In the first nine months of FY23, India’s merchandise trade deficit widened to $215 billion from $136 billion in nine months-FY22. It means that the merchandise trade deficit stood at 8.6% of gross domestic product in 9MFY23, the worst in a decade and higher than 6% of GDP in FY22.

In Jan-23, however, it narrowed substantially and unexpectedly to $17.7 billion, compared to the Bloomberg consensus of $23.5 billion. Is this a one-off or could it narrow substantially in CY23/FY24? We believe the latter is true and this note explains why.

A look at details suggests that as much as 86% of the widening in the trade deficit in 9MFY23 was attributed to commodities – 55% by energy (fuel and coal) and another 31% by non-energy items (including edible oil, fertilisers, base metals and plastic and rubber).

The deficit in precious metals (i.e., valuables) narrowed by $4 billion to $30 billion in 9MFY23.

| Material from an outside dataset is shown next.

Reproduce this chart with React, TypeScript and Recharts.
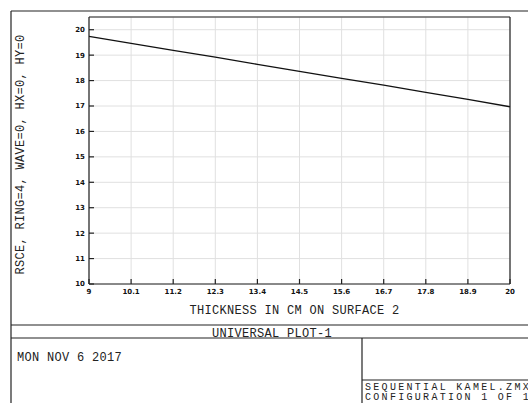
import React from 'react';
import { LineChart, Line, XAxis, YAxis, CartesianGrid } from 'recharts';

const thickness = [9, 10.1, 11.2, 12.3, 13.4, 14.5, 15.6, 16.7, 17.8, 18.9, 20];
const rsce = [19.74, 19.46, 19.19, 18.92, 18.64, 18.36, 18.09, 17.82, 17.54, 17.26, 16.97];
const xTickLabels = ['9', '10.1', '11.2', '12.3', '13.4', '14.5', '15.6', '16.7', '17.8', '18.9', '20'];
const yTicks = [10, 11, 12, 13, 14, 15, 16, 17, 18, 19, 20];

const xTitle = 'THICKNESS IN CM ON SURFACE 2';
const yTitle = 'RSCE, RING=4, WAVE=0, HX=0, HY=0';
const plotTitle = 'UNIVERSAL PLOT-1';
const dateText = 'MON NOV 6 2017';
const fileText = 'SEQUENTIAL KAMEL.ZMX';
const configText = 'CONFIGURATION 1 OF 1';

const data = thickness.map((t, i) => ({ t, v: rsce[i] }));

const FONT = '"Liberation Mono", "DejaVu Sans Mono", monospace';
const txt = { fontFamily: FONT, fontSize: 12, letterSpacing: 0.3, fill: '#222' } as const;
const txtWide = { fontFamily: FONT, fontSize: 10, letterSpacing: 2.3, fill: '#222' } as const;
const tickFont = { fontFamily: '"DejaVu Sans", sans-serif', fontSize: 7, fontWeight: 700, fill: '#111' } as const;
const lineStyle = { stroke: '#222', strokeWidth: 1.2 };

export default function App() {
  return (
    <div style={{ position: 'absolute', left: 0, top: 0, width: 528, height: 403, background: '#fff', overflow: 'hidden' }}>
      <svg width={528} height={403} style={{ position: 'absolute', left: 0, top: 0 }}>
        <g stroke="#222" strokeWidth={1.2} fill="none">
          <line x1={11} y1={11} x2={540} y2={11} />
          <line x1={11} y1={11} x2={11} y2={410} />
          <line x1={11} y1={325} x2={540} y2={325} />
          <line x1={11} y1={338} x2={540} y2={338} />
          <line x1={362} y1={338} x2={362} y2={410} />
          <line x1={362} y1={380} x2={540} y2={380} />
        </g>
        <text x={272} y={337} textAnchor="middle" style={txt}>{plotTitle}</text>
        <text x={17} y={361} style={txt}>{dateText}</text>
        <text x={365} y={390} style={txtWide}>{fileText}</text>
        <text x={365} y={400} style={txtWide}>{configText}</text>
      </svg>
      <div style={{ position: 'absolute', left: 0, top: 0 }}>
        <LineChart width={528} height={403} data={data} margin={{ top: 16, right: 17, left: 0, bottom: 0 }}>
          <CartesianGrid xAxisId="b" yAxisId="l" stroke="#e0e0e0" strokeWidth={1} />
          <XAxis
            xAxisId="b"
            dataKey="t"
            type="number"
            domain={[9, 20]}
            ticks={thickness}
            tickFormatter={(v: number) => xTickLabels[thickness.indexOf(v)] ?? String(v)}
            height={119}
            tickSize={-5}
            tickMargin={10}
            axisLine={lineStyle}
            tickLine={lineStyle}
            tick={tickFont}
            interval={0}
            label={(props: any) => {
              const vb = props.viewBox;
              return (
                <text x={vb.x + vb.width / 2 - 5} y={vb.y + 30} textAnchor="middle" style={txt}>
                  {xTitle}
                </text>
              );
            }}
          />
          <XAxis
            xAxisId="t"
            orientation="top"
            dataKey="t"
            type="number"
            domain={[9, 20]}
            ticks={thickness}
            height={1}
            tickSize={-5}
            tick={false}
            interval={0}
            axisLine={lineStyle}
            tickLine={lineStyle}
          />
          <YAxis
            yAxisId="l"
            type="number"
            domain={[10, 20.5]}
            ticks={yTicks}
            width={89}
            tickSize={-5}
            tickMargin={9}
            axisLine={lineStyle}
            tickLine={lineStyle}
            tick={tickFont}
            interval={0}
            label={(props: any) => {
              const vb = props.viewBox;
              const cy = vb.y + vb.height / 2 + 4;
              return (
                <text x={24} y={cy} textAnchor="middle" transform={`rotate(-90 24 ${cy})`} style={txt}>
                  {yTitle}
                </text>
              );
            }}
          />
          <YAxis
            yAxisId="r"
            orientation="right"
            type="number"
            domain={[10, 20.5]}
            ticks={yTicks}
            width={1}
            tickSize={-5}
            tick={false}
            interval={0}
            axisLine={lineStyle}
            tickLine={lineStyle}
          />
          <Line
            xAxisId="b"
            yAxisId="l"
            dataKey="v"
            type="linear"
            stroke="#111"
            strokeWidth={1.3}
            dot={false}
            isAnimationActive={false}
          />
        </LineChart>
      </div>
    </div>
  );
}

Assuming that commodity prices in the near future stay where they were in Feb-23 (since risks are balanced), there will be sharp contractions in prices of energy (down 24%), fertilisers (down18%) and edible oil (down 6%), with a modest rise in prices of precious metals and base metals (up 2-3%).

This should keep India’s merchandise imports down for the next six-eight months. With expectations of weak economic environment, we expect India’s merchandise imports to fall faster than exports, keeping the trade deficit subdued.